Truskey received the award due to his numerous contributions to the formation and maturation of the CMBE field through key leadership roles in BMES, the National Institutes of Health, and the American Institute for Medical and Biological Engineering. He was also recognized for providing key leadership, insight and vision as the president of BMES during the creation of the CMBE Special Interest Group, which was created to bring together researchers with diverse backgrounds in scientific and clinical interests to better understand how physical forces control biological processes.
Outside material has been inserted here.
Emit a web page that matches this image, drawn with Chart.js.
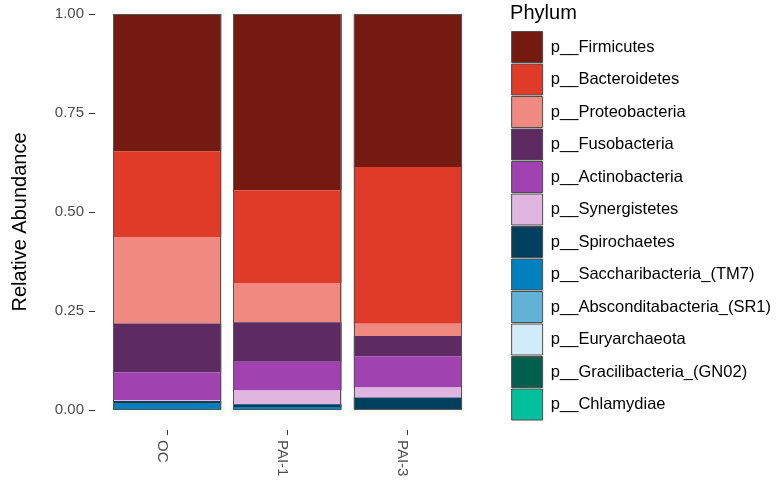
<!DOCTYPE html>
<html>
<head>
<meta charset="utf-8">
<script src="https://cdn.jsdelivr.net/npm/chart.js@4/dist/chart.umd.min.js"></script>
<style>
  html, body { margin: 0; padding: 0; background: #ffffff; }
  #wrap { width: 781px; height: 487px; }
</style>
</head>
<body>
<div id="wrap"><canvas id="c" width="781" height="487"></canvas></div>
<script>
// ---- data ----
const categories = ["OC", "PAI-1", "PAI-3"];
const phyla = [
  "p__Firmicutes", "p__Bacteroidetes", "p__Proteobacteria", "p__Fusobacteria",
  "p__Actinobacteria", "p__Synergistetes", "p__Spirochaetes", "p__Saccharibacteria_(TM7)",
  "p__Absconditabacteria_(SR1)", "p__Euryarchaeota", "p__Gracilibacteria_(GN02)", "p__Chlamydiae"
];
const firmicutes        = [0.347, 0.445, 0.386];
const bacteroidetes     = [0.216, 0.234, 0.396];
const proteobacteria    = [0.218, 0.099, 0.031];
const fusobacteria      = [0.123, 0.100, 0.051];
const actinobacteria    = [0.071, 0.072, 0.079];
const synergistetes     = [0.002, 0.035, 0.025];
const spirochaetes      = [0.007, 0.007, 0.029];
const saccharibacteria  = [0.014, 0.008, 0.003];
const absconditabacteria= [0.002, 0.000, 0.000];
const euryarchaeota     = [0.000, 0.000, 0.000];
const gracilibacteria   = [0.000, 0.000, 0.000];
const chlamydiae        = [0.000, 0.000, 0.000];
const yTicks = [0, 0.25, 0.5, 0.75, 1];

const seriesValues = [firmicutes, bacteroidetes, proteobacteria, fusobacteria, actinobacteria,
  synergistetes, spirochaetes, saccharibacteria, absconditabacteria, euryarchaeota,
  gracilibacteria, chlamydiae];
const colors = ["#741A10", "#E03A28", "#F08A80", "#5D2A62", "#A042B0", "#E0B5E0",
  "#003F5E", "#0080BD", "#62B2D8", "#D2EBF8", "#00604D", "#00BF9B"];

// stacking: first dataset is at the bottom, so build in reverse order
const datasets = phyla.map((name, k) => ({
  label: name,
  data: seriesValues[k].map((v, i) => ({ x: i, y: v })),
  backgroundColor: colors[k],
  borderWidth: 0,
  xAxisID: "x",
  yAxisID: "y",
  stack: "s"
})).reverse();

const FONT = "'Liberation Sans', Arial, Helvetica, sans-serif";

const outlinePlugin = {
  id: "outline",
  afterDatasetsDraw(chart) {
    const ctx = chart.ctx;
    const n = categories.length;
    ctx.save();
    ctx.strokeStyle = "#555555";
    ctx.lineWidth = 1;
    for (let i = 0; i < n; i++) {
      let top = Infinity, bottom = -Infinity, left = 0, width = 0;
      chart.data.datasets.forEach((ds, d) => {
        const meta = chart.getDatasetMeta(d);
        const el = meta.data[i];
        if (!el) return;
        const p = el.getProps(["x", "y", "base", "width"], true);
        top = Math.min(top, p.y, p.base);
        bottom = Math.max(bottom, p.y, p.base);
        left = p.x - p.width / 2;
        width = p.width;
      });
      ctx.strokeRect(Math.round(left) + 0.5, Math.round(top) + 0.5, Math.round(width) - 1, Math.round(bottom - top) - 1);
    }
    ctx.restore();
  }
};

const xLabelPlugin = {
  id: "xlabels",
  afterDraw(chart) {
    const ctx = chart.ctx;
    const xs = chart.scales.x;
    const yb = chart.chartArea.bottom;
    ctx.save();
    ctx.font = "15px " + FONT;
    ctx.fillStyle = "#4D4D4D";
    ctx.textAlign = "left";
    ctx.textBaseline = "top";
    categories.forEach((c, i) => {
      const x = xs.getPixelForValue(i);
      ctx.save();
      ctx.translate(x + 2, yb + 10);
      ctx.rotate(Math.PI / 2);
      ctx.fillText(c, 0, 0);
      ctx.restore();
    });
    ctx.restore();
  }
};

new Chart(document.getElementById("c"), {
  type: "bar",
  data: { datasets },
  plugins: [outlinePlugin, xLabelPlugin],
  options: {
    responsive: false,
    animation: false,
    layout: { padding: 0 },
    datasets: { bar: { categoryPercentage: 0.9, barPercentage: 1.0 } },
    scales: {
      x: {
        type: "linear",
        stacked: true,
        offset: false,
        min: -0.6,
        max: categories.length - 0.4,
        afterBuildTicks(s) { s.ticks = categories.map((c, i) => ({ value: i })); },
        ticks: { display: false },
        grid: { display: true, offset: false, drawOnChartArea: false, drawTicks: true, tickLength: 5, color: "#333333", lineWidth: 1 },
        border: { display: false },
        afterFit(s) { s.height = 57; }
      },
      y: {
        type: "linear",
        stacked: true,
        min: -0.05,
        max: 1,
        afterBuildTicks(s) { s.ticks = yTicks.map(v => ({ value: v })); },
        ticks: {
          callback: v => Number(v).toFixed(2),
          color: "#4D4D4D",
          font: { family: FONT, size: 15 },
          padding: 5
        },
        grid: { display: true, drawOnChartArea: false, drawTicks: true, tickLength: 6, color: "#333333" },
        border: { display: false },
        title: {
          display: true,
          text: "Relative Abundance",
          color: "#000000",
          font: { family: FONT, size: 20 },
          padding: { top: 8, bottom: 0 }
        },
        afterFit(s) { s.width = 95; }
      },
      gapT: {
        type: "linear", position: "top", display: true,
        ticks: { display: false }, grid: { display: false }, border: { display: false },
        afterFit(s) { s.height = 11; }
      },
      gapR: {
        type: "linear", position: "right", display: true,
        ticks: { display: false }, grid: { display: false }, border: { display: false },
        afterFit(s) { s.width = 30; }
      }
    },
    plugins: {
      tooltip: { enabled: false },
      legend: {
        display: true,
        position: "right",
        align: "start",
        reverse: true,
        maxWidth: 320,
        title: {
          display: true,
          position: "start",
          text: "Phylum",
          color: "#000000",
          font: { family: FONT, size: 20 },
          padding: { top: 3, bottom: 3 }
        },
        labels: {
          boxWidth: 31,
          boxHeight: 31,
          padding: 1.5,
          color: "#000000",
          font: { family: FONT, size: 16.5 },
          generateLabels(chart) {
            const items = Chart.defaults.plugins.legend.labels.generateLabels(chart);
            items.forEach(it => { it.lineWidth = 1; it.strokeStyle = "#4D4D4D"; });
            return items;
          }
        }
      }
    }
  }
});
</script>
</body>
</html>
“The Cellular and Molecular Bioengineering Special Interest Group was formed due to the concerted efforts of Chris Jacobs, Ed Guo, Shu Chien and a number of other BMES members,” says Truskey. “This is the most active group within BMES, reflecting the tremendous research advances occurring in the field, and I’m deeply honored to receive this award and pleased to have played a role in the formation of the CMBE Interest Group.”

Truskey has been a member of the Duke engineering faculty since 1987, and he served as the chair of Duke Biomedical Engineering from 2003-2011. He leads research focused on the effect of physical forces on the function of vascular cells and skeletal muscle, cell adhesion, and the design of engineered tissues. His lab has developed novel lab-on-a-chip models to study topics spanning how blood vessels respond to various drugs, the connection between cardiovascular and autoimmune diseases, and rare diseases including Hutchinson-Gilford Progeria Syndrome.

Truskey received a plaque and a named lecture during the Cellular and Molecular Bioengineering conference held on January 22, 2022.